Quote taken from here.
Unfortunately there is no unordered associative container in the STL, so either you use a nonassociative one like vector, or write your own :-(
I had the same problem every once in a while and here is my solution: https://github.com/nlohmann/fifo_map. It's a header-only C++11 solution and can be used as drop-in replacement for a std::map.

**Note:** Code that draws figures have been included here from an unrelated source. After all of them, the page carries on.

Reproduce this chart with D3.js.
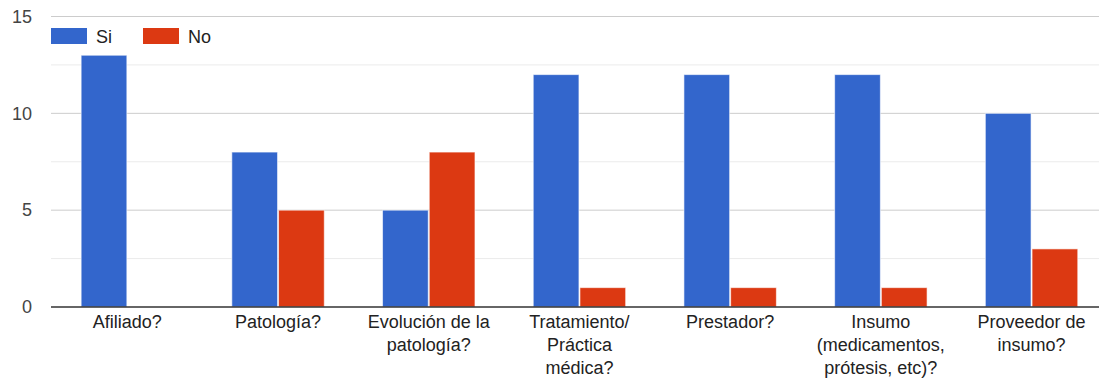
<!DOCTYPE html>
<html>
<head>
<meta charset="utf-8">
<script src="https://cdn.jsdelivr.net/npm/d3@7"></script>
<style>
  html, body { margin: 0; padding: 0; background: #fff; }
  svg { display: block; font-family: "Liberation Sans", Arial, sans-serif; }
</style>
</head>
<body>
<svg id="chart" width="1099" height="381"></svg>
<script>
// Survey answers per question
const categories = [
  ["Afiliado?"],
  ["Patología?"],
  ["Evolución de la", "patología?"],
  ["Tratamiento/", "Práctica", "médica?"],
  ["Prestador?"],
  ["Insumo", "(medicamentos,", "prótesis, etc)?"],
  ["Proveedor de", "insumo?"]
];
const seriesNames = ["Si", "No"];
const siValues = [13, 8, 5, 12, 12, 12, 10];
const noValues = [0, 5, 8, 1, 1, 1, 3];
const colors = ["#3366cc", "#dc3912"];
const majorTicks = [0, 5, 10, 15];
const minorTicks = [2.5, 7.5, 12.5];

const svg = d3.select("#chart");
const W = 1099, H = 381;
const plotLeft = 51;
const fontSize = 18;
const fontFamily = "Liberation Sans, Arial, sans-serif";

const y = d3.scaleLinear().domain([0, 15]).range([307, 16.5]);
const x0 = d3.scaleBand()
  .domain(d3.range(categories.length))
  .range([52, 52 + 150.7 * categories.length])
  .paddingInner(0.38).paddingOuter(0.19);
const x1 = d3.scaleBand().domain(seriesNames).range([0, x0.bandwidth()]).padding(0);

// Gridlines
svg.append("g").selectAll("line").data(minorTicks).join("line")
  .attr("x1", plotLeft).attr("x2", W)
  .attr("y1", d => y(d)).attr("y2", d => y(d))
  .attr("stroke", "#ebebeb").attr("stroke-width", 1);
svg.append("g").selectAll("line").data(majorTicks.filter(d => d > 0)).join("line")
  .attr("x1", plotLeft).attr("x2", W)
  .attr("y1", d => y(d)).attr("y2", d => y(d))
  .attr("stroke", "#cccccc").attr("stroke-width", 1);

// Y axis labels
const yAxis = d3.axisLeft(y).tickValues(majorTicks).tickSize(0).tickPadding(0);
const yg = svg.append("g").attr("transform", "translate(32,0)").call(yAxis);
yg.select(".domain").remove();
yg.selectAll("text").attr("fill", "#444").attr("font-size", fontSize)
  .attr("font-family", fontFamily);

// Bars
const rows = categories.map((c, i) => ({ i, vals: [siValues[i], noValues[i]] }));
const groups = svg.append("g").selectAll("g").data(rows).join("g")
  .attr("transform", d => `translate(${x0(d.i)},0)`);
groups.selectAll("rect")
  .data(d => d.vals.map((v, k) => ({ key: seriesNames[k], v, k })).filter(e => e.v > 0))
  .join("rect")
  .attr("x", d => x1(d.key) + 0.5)
  .attr("width", x1.bandwidth() - 1)
  .attr("y", d => y(d.v))
  .attr("height", d => y(0) - y(d.v))
  .attr("fill", d => colors[d.k])
  .attr("stroke", "#ffffff").attr("stroke-opacity", 0.6).attr("stroke-width", 1);

// Baseline
svg.append("line")
  .attr("x1", plotLeft).attr("x2", W)
  .attr("y1", y(0)).attr("y2", y(0))
  .attr("stroke", "#333").attr("stroke-width", 1.5);

// Category labels
const xl = svg.append("g");
categories.forEach((lines, i) => {
  const t = xl.append("text")
    .attr("x", x0(i) + x0.bandwidth() / 2)
    .attr("y", 328)
    .attr("text-anchor", "middle")
    .attr("font-size", fontSize)
    .attr("fill", "#222");
  lines.forEach((ln, j) => {
    t.append("tspan").attr("x", x0(i) + x0.bandwidth() / 2)
      .attr("dy", j === 0 ? 0 : 23).text(ln);
  });
});

// Legend
const legend = svg.append("g");
const legendX = [51, 143];
seriesNames.forEach((name, k) => {
  legend.append("rect")
    .attr("x", legendX[k]).attr("y", 28)
    .attr("width", 36).attr("height", 16)
    .attr("fill", colors[k]);
  legend.append("text")
    .attr("x", legendX[k] + 45).attr("y", 43)
    .attr("font-size", fontSize).attr("fill", "#222")
    .text(name);
});
</script>
</body>
</html>
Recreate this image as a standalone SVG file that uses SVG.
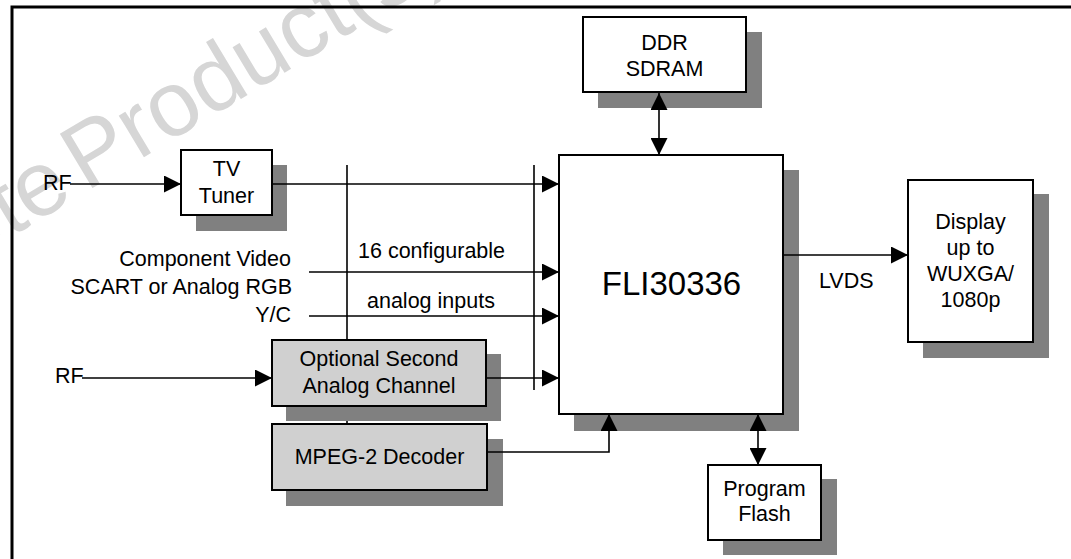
<svg xmlns="http://www.w3.org/2000/svg" width="1071" height="559" viewBox="0 0 1071 559">
<style>
.box{fill:#ffffff;stroke:#000000;stroke-width:2}
.gbox{fill:#d0d0d0;stroke:#000000;stroke-width:2}
.sh{fill:#808080}
.t{font-family:"Liberation Sans",Arial,sans-serif;font-size:21.5px;fill:#000000}
.c{text-anchor:middle}
.e{text-anchor:end}
.ln{fill:none;stroke:#000000;stroke-width:1.6}
.wm{font-family:"Liberation Sans",Arial,sans-serif;font-size:92px;fill:#d6d6d6}
</style>
<defs>
<marker id="ah" markerUnits="userSpaceOnUse" markerWidth="17" markerHeight="17" refX="17" refY="8.5" orient="auto">
<path d="M0,0 L17,8.5 L0,17 z" fill="#000000"/>
</marker>
<marker id="as" markerUnits="userSpaceOnUse" markerWidth="17" markerHeight="17" refX="0" refY="8.5" orient="auto">
<path d="M17,0 L0,8.5 L17,17 z" fill="#000000"/>
</marker>
</defs>
<rect x="0" y="0" width="1071" height="559" fill="#ffffff"/>
<g id="watermark" transform="translate(86,192) rotate(-31)">
<text class="wm" x="-12" y="0" text-anchor="end">Obsolete</text>
<text class="wm" x="0" y="0">Product(s)</text>
</g>
<g id="frame">
<path d="M12,559 L12,7 L1071,7" fill="none" stroke="#000000" stroke-width="3"/>
</g>
<g id="dividers">
<line class="ln" x1="347" y1="165" x2="347" y2="424"/>
<line class="ln" x1="534" y1="165" x2="534" y2="390"/>
</g>
<g id="rf1"><text class="t" x="43" y="190">RF</text></g>
<g id="rf2"><text class="t" x="55" y="383">RF</text></g>
<g id="inputs">
<text class="t e" x="291" y="266">Component Video</text>
<text class="t e" x="292" y="294">SCART or Analog RGB</text>
<text class="t e" x="291" y="322">Y/C</text>
</g>
<g id="tuner">
<rect class="sh" x="196" y="165" width="91" height="66"/>
<rect class="box" x="181" y="150" width="91" height="65"/>
<text class="t c" x="226.5" y="176">TV</text>
<text class="t c" x="226.5" y="203">Tuner</text>
</g>
<g id="ddr">
<rect class="sh" x="598" y="32" width="164" height="76"/>
<rect class="box" x="583" y="17" width="163" height="75"/>
<text class="t c" x="664.5" y="50">DDR</text>
<text class="t c" x="664.5" y="76">SDRAM</text>
</g>
<g id="fli">
<rect class="sh" x="574" y="170" width="225" height="261"/>
<rect class="box" x="559" y="155" width="224" height="259"/>
<text class="t c" x="671.5" y="295" style="font-size:33px">FLI30336</text>
</g>
<g id="display">
<rect class="sh" x="923" y="194" width="126" height="164"/>
<rect class="box" x="908" y="180" width="125" height="162"/>
<text class="t c" x="970.5" y="229">Display</text>
<text class="t c" x="970.5" y="255">up to</text>
<text class="t c" x="970.5" y="281">WUXGA/</text>
<text class="t c" x="970.5" y="307">1080p</text>
</g>
<g id="optional">
<rect class="sh" x="286" y="354" width="215" height="67"/>
<rect class="gbox" x="272" y="340" width="214" height="66"/>
<text class="t c" x="379" y="365.5">Optional Second</text>
<text class="t c" x="379" y="392.5">Analog Channel</text>
</g>
<g id="mpeg">
<rect class="sh" x="286" y="439" width="217" height="67"/>
<rect class="gbox" x="272" y="424" width="215" height="66"/>
<text class="t c" x="379.5" y="463.5">MPEG-2 Decoder</text>
</g>
<g id="flash">
<rect class="sh" x="723" y="479" width="114" height="76"/>
<rect class="box" x="708" y="465" width="113" height="75"/>
<text class="t c" x="764.5" y="495.5">Program</text>
<text class="t c" x="764.5" y="520.5">Flash</text>
</g>
<g id="connectors">
<line class="ln" x1="70" y1="184" x2="181" y2="184" marker-end="url(#ah)"/>
<line class="ln" x1="272" y1="184" x2="559" y2="184" marker-end="url(#ah)"/>
<line class="ln" x1="309" y1="272" x2="559" y2="272" marker-end="url(#ah)"/>
<line class="ln" x1="309" y1="316" x2="559" y2="316" marker-end="url(#ah)"/>
<line class="ln" x1="82" y1="378" x2="272" y2="378" marker-end="url(#ah)"/>
<line class="ln" x1="486" y1="378" x2="559" y2="378" marker-end="url(#ah)"/>
<polyline class="ln" points="487,452 609,452 609,414" marker-end="url(#ah)"/>
<line class="ln" x1="659" y1="93" x2="659" y2="155" marker-start="url(#as)" marker-end="url(#ah)"/>
<line class="ln" x1="758" y1="414" x2="758" y2="465" marker-start="url(#as)" marker-end="url(#ah)"/>
<line class="ln" x1="783" y1="255" x2="908" y2="255" marker-end="url(#ah)"/>
<text class="t" x="358" y="258">16 configurable</text>
<text class="t" x="367" y="308">analog inputs</text>
<text class="t" x="819" y="288">LVDS</text>
</g>
</svg>
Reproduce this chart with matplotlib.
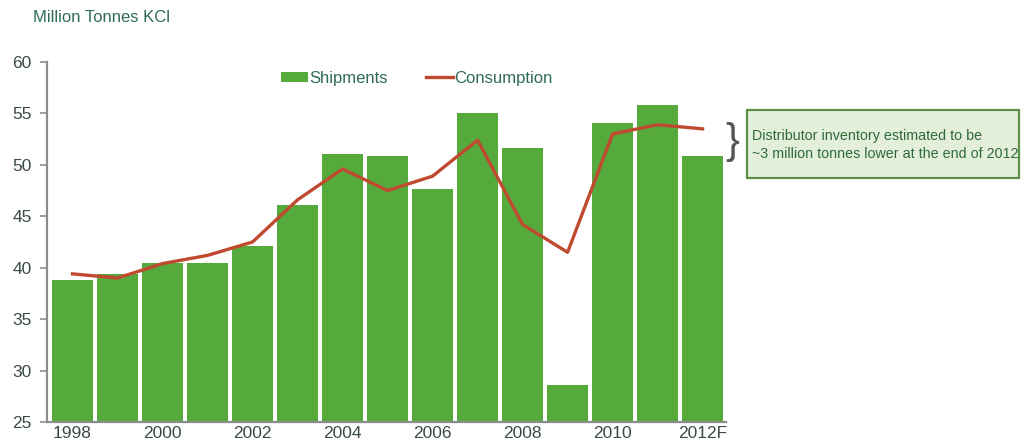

For your example, it can be used as follows:
#include "fifo_map.hpp"
#include <string>
#include <iostream>
using nlohmann::fifo_map;
int main()
{
fifo_map<std::string,int> persons;
persons["B"] = 123;
persons["A"] = 321;
for(fifo_map<std::string,int>::iterator i = persons.begin();
i!=persons.end();
++i)
{
std::cout<< (*i).first << ":"<<(*i).second << std::endl;
}
}
The output is then
B:123
A:321
Besides Neil's recommendation of a combined vector+map if you need both to keep the insertion order and the ability to search by key, you can also consider using boost multi index libraries, that provide for containers addressable in more than one way.
maps and sets are meant to impose a strict weak ordering upon the data. Strick weak ordering maintains that no entries are equavalent (different to being equal).
You need to provide a functor that the map/set may use to perform a<b. With this functor the map/set sorts its items (in the STL from GCC it uses a red-black tree). It determines weather two items are equavalent if !a<b && !b<a -- the equavelence test.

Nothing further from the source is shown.